**BRIEF**:
Exactly reproduce the lines that run from the one containing "Recreate this image" through the one containing "cx, cy, r = 458, 276, 268", ends included, with no pictures.
-- start --
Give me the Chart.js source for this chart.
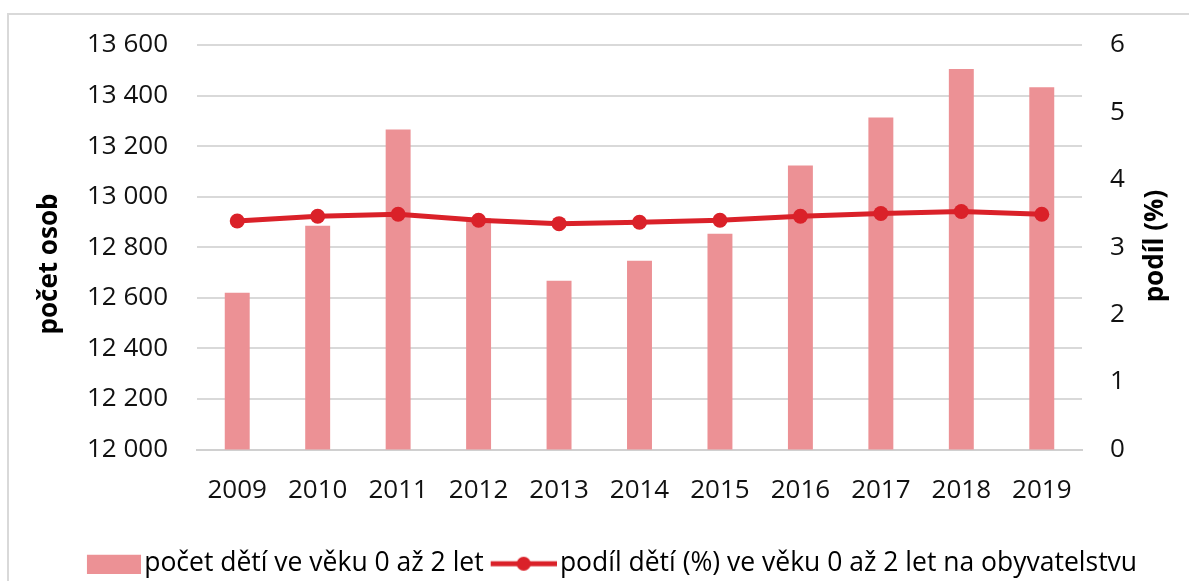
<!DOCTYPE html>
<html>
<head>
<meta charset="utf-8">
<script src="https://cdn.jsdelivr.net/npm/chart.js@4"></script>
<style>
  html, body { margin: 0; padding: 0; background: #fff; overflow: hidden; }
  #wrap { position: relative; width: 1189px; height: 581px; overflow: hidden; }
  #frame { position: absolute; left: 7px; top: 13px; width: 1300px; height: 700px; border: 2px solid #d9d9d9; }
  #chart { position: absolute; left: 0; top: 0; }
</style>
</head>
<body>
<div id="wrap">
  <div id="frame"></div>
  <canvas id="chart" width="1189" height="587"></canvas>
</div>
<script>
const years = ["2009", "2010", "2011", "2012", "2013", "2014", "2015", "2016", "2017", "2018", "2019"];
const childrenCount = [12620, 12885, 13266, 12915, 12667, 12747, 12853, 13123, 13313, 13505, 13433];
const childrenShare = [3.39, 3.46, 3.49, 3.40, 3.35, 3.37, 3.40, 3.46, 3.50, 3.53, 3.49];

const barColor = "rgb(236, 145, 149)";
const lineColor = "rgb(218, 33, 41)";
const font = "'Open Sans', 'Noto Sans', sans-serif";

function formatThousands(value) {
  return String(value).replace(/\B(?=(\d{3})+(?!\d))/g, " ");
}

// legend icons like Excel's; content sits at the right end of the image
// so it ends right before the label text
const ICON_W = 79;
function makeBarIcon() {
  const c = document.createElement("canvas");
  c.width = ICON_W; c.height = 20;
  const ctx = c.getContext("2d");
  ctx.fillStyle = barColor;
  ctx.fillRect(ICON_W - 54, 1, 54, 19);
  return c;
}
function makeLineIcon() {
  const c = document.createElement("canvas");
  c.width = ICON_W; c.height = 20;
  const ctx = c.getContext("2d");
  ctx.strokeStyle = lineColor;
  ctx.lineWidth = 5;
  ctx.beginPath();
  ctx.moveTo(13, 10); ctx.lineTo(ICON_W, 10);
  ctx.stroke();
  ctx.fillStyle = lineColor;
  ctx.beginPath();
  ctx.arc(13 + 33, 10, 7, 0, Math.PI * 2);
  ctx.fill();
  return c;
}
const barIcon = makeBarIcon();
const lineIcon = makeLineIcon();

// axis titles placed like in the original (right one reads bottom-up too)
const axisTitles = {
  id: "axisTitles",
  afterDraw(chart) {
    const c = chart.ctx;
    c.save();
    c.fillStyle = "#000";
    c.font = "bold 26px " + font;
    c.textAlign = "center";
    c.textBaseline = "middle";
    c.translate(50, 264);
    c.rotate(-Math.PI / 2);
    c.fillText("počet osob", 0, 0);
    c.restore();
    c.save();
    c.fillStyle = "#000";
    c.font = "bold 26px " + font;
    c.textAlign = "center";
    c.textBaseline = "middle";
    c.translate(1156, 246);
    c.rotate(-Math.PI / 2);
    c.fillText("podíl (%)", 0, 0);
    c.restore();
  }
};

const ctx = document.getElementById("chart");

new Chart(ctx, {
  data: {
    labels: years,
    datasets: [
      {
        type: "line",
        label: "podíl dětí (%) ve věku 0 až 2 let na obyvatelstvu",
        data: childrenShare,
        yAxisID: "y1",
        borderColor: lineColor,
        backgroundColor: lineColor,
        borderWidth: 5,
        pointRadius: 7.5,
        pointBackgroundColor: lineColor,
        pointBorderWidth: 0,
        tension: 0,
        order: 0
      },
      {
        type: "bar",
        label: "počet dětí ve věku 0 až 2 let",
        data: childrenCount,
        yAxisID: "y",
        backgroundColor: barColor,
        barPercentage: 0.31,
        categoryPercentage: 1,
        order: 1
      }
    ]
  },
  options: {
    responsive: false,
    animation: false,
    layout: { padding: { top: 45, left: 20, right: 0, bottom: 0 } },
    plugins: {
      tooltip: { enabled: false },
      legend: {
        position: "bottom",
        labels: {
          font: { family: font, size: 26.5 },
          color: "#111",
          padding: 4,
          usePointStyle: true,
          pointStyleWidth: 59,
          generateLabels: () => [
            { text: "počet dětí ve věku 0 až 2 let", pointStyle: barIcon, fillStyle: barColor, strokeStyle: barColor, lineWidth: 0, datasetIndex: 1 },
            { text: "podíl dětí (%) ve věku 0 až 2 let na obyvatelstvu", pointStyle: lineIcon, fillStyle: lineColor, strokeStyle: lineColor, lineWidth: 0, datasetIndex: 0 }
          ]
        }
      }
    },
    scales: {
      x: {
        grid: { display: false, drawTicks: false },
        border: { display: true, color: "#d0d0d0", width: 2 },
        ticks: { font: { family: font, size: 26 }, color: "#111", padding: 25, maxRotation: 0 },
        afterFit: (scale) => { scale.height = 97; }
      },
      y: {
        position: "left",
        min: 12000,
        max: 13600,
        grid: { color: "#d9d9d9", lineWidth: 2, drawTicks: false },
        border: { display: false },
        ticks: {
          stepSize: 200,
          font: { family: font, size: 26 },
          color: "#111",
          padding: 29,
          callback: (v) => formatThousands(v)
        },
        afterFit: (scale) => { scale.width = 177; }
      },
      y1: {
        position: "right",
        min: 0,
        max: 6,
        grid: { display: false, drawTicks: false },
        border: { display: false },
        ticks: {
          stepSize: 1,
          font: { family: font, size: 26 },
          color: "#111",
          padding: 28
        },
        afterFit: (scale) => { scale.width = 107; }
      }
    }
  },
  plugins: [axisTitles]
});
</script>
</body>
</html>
-- end --
-- start --
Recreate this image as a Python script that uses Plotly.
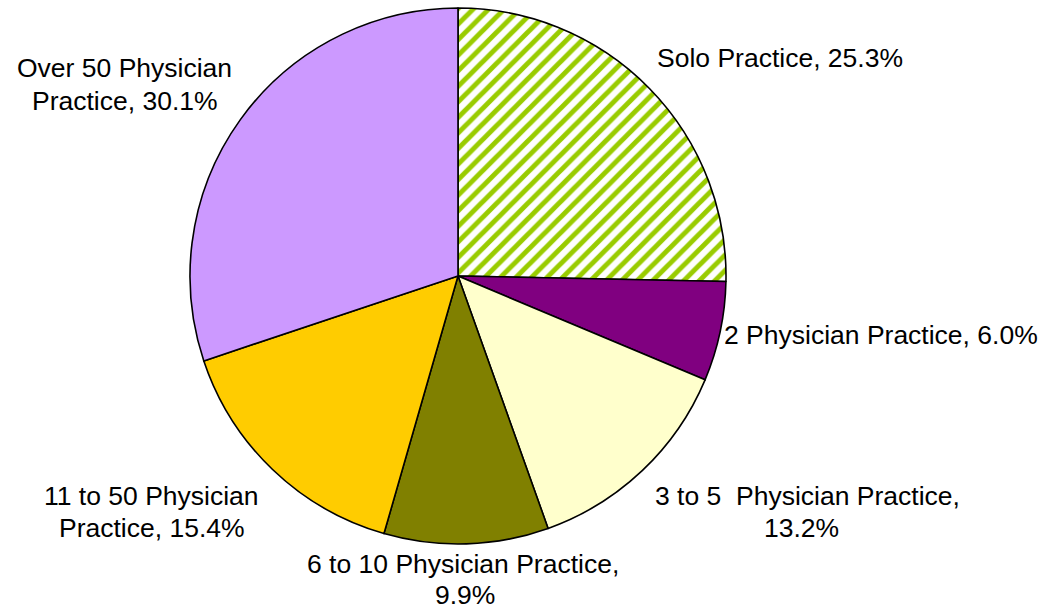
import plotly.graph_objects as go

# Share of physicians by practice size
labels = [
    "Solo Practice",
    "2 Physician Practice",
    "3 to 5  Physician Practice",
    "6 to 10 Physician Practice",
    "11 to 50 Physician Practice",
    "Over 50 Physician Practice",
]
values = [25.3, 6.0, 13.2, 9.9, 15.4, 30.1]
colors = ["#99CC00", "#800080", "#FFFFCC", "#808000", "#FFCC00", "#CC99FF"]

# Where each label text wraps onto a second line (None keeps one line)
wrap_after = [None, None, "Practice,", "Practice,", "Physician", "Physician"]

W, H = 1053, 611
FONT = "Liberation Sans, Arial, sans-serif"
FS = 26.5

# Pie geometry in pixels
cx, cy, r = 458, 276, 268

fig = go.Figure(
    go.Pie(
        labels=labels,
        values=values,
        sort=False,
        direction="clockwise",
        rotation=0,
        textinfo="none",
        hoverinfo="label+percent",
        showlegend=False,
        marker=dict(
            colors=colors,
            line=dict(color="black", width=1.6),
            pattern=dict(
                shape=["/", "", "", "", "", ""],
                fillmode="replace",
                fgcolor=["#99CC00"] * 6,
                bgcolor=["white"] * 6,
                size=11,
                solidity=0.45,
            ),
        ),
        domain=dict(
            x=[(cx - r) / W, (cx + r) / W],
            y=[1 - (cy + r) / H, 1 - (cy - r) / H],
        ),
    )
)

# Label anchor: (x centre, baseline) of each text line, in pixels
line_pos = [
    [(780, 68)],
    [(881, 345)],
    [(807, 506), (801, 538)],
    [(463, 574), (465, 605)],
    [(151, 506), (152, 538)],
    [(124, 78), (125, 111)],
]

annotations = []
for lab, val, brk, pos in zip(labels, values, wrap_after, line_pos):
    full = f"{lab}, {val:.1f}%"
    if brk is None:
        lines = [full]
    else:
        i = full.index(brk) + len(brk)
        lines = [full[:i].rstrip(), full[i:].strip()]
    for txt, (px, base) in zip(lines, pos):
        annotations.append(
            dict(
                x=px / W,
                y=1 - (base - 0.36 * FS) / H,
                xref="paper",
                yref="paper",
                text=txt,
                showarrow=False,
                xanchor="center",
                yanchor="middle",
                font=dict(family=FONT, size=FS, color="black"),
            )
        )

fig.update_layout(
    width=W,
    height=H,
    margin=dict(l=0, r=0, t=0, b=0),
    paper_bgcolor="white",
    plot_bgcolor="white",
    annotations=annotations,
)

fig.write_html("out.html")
-- end --
**RESULT BELOW**:
Recreate this image as a Python script that uses Plotly.
import plotly.graph_objects as go

# Share of physicians by practice size
labels = [
    "Solo Practice",
    "2 Physician Practice",
    "3 to 5  Physician Practice",
    "6 to 10 Physician Practice",
    "11 to 50 Physician Practice",
    "Over 50 Physician Practice",
]
values = [25.3, 6.0, 13.2, 9.9, 15.4, 30.1]
colors = ["#99CC00", "#800080", "#FFFFCC", "#808000", "#FFCC00", "#CC99FF"]

# Where each label text wraps onto a second line (None keeps one line)
wrap_after = [None, None, "Practice,", "Practice,", "Physician", "Physician"]

W, H = 1053, 611
FONT = "Liberation Sans, Arial, sans-serif"
FS = 26.5

# Pie geometry in pixels
cx, cy, r = 458, 276, 268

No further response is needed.